"Don't be like the rest of them." - Here's a great business concept that will help you stand out in the market!

Tuesday: Return Driven Strategy

FROM THE DESK OF MILES EVERSON:

Professor Joel Litman and Dr. Mark L. Frigo’s Return Driven Strategy (RDS) is a great business model. They’ve discussed this in detail in their book, “Driven.”

The RDS framework has 11 tenets and 3 foundations. When taken into the context of your brand, these will lead you towards ethical wealth and value creation for your firm.

At MBO Partners, we use these concepts in our day-to-day processes. We make sure that everything we do in the firm enables us to ethically, effectively, and efficiently fulfill our clients’ and customers’ unmet needs.

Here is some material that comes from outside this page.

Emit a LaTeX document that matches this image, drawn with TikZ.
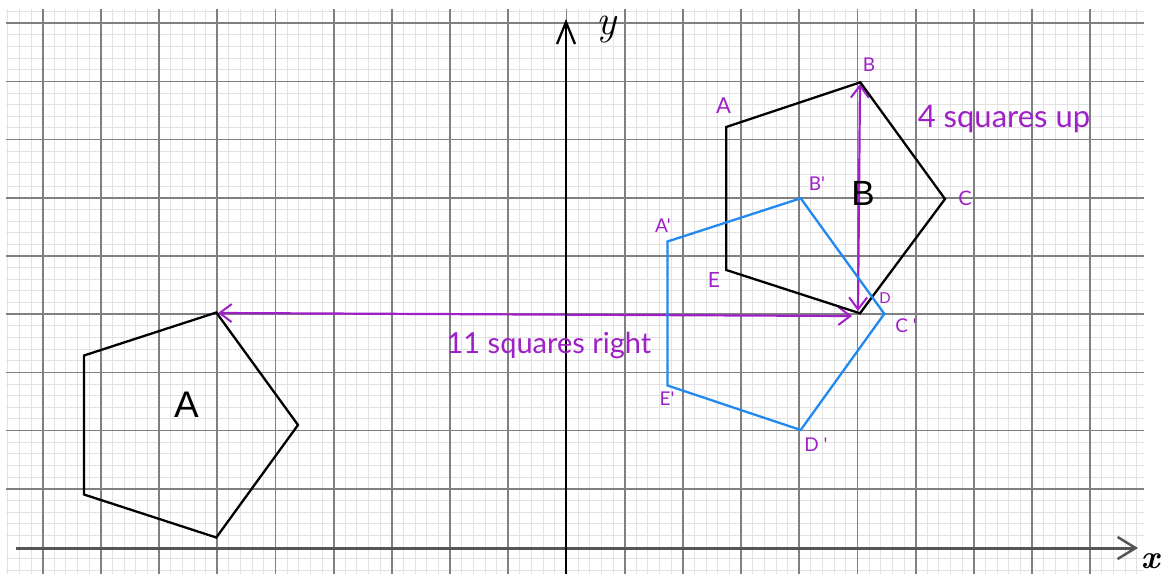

Let’s talk about the importance of defining “ethics” and “wealth.” I believe this is essential because understanding what ethics and wealth means to you and your constituents will help you make the right decisions and actions for your brand.

Continue reading to learn more about this topic and how you can use the RDS framework in your business.

miles-everson-signature.png
CEO, MBO Partners
Chairman of the Advisory Board, The I Institute

 

 

"Don't be like the rest of them." - Here's a great business concept that will help you stand out in the market!

“Everyone else is doing it. To compete, we need to do it too.”

According to Professor Joel Litman and Dr. Mark L. Frigo in the book, “Driven,” this defense has usually been made by firms to justify actions later found to be grossly unethical.

People involved in these actions will often admit that at first, they had a hunch that something was wrong but didn’t do anything about it.

Why?

The reason is simple: Those involved in a firm’s unethical conduct think that since everyone else is doing “it,” they need to do that too to equally compete in the market.

Here’s the thing: There’s nothing wrong with wanting to compete with your competitors and to catch up with the strategies they’re doing to generate leads and increase their sales.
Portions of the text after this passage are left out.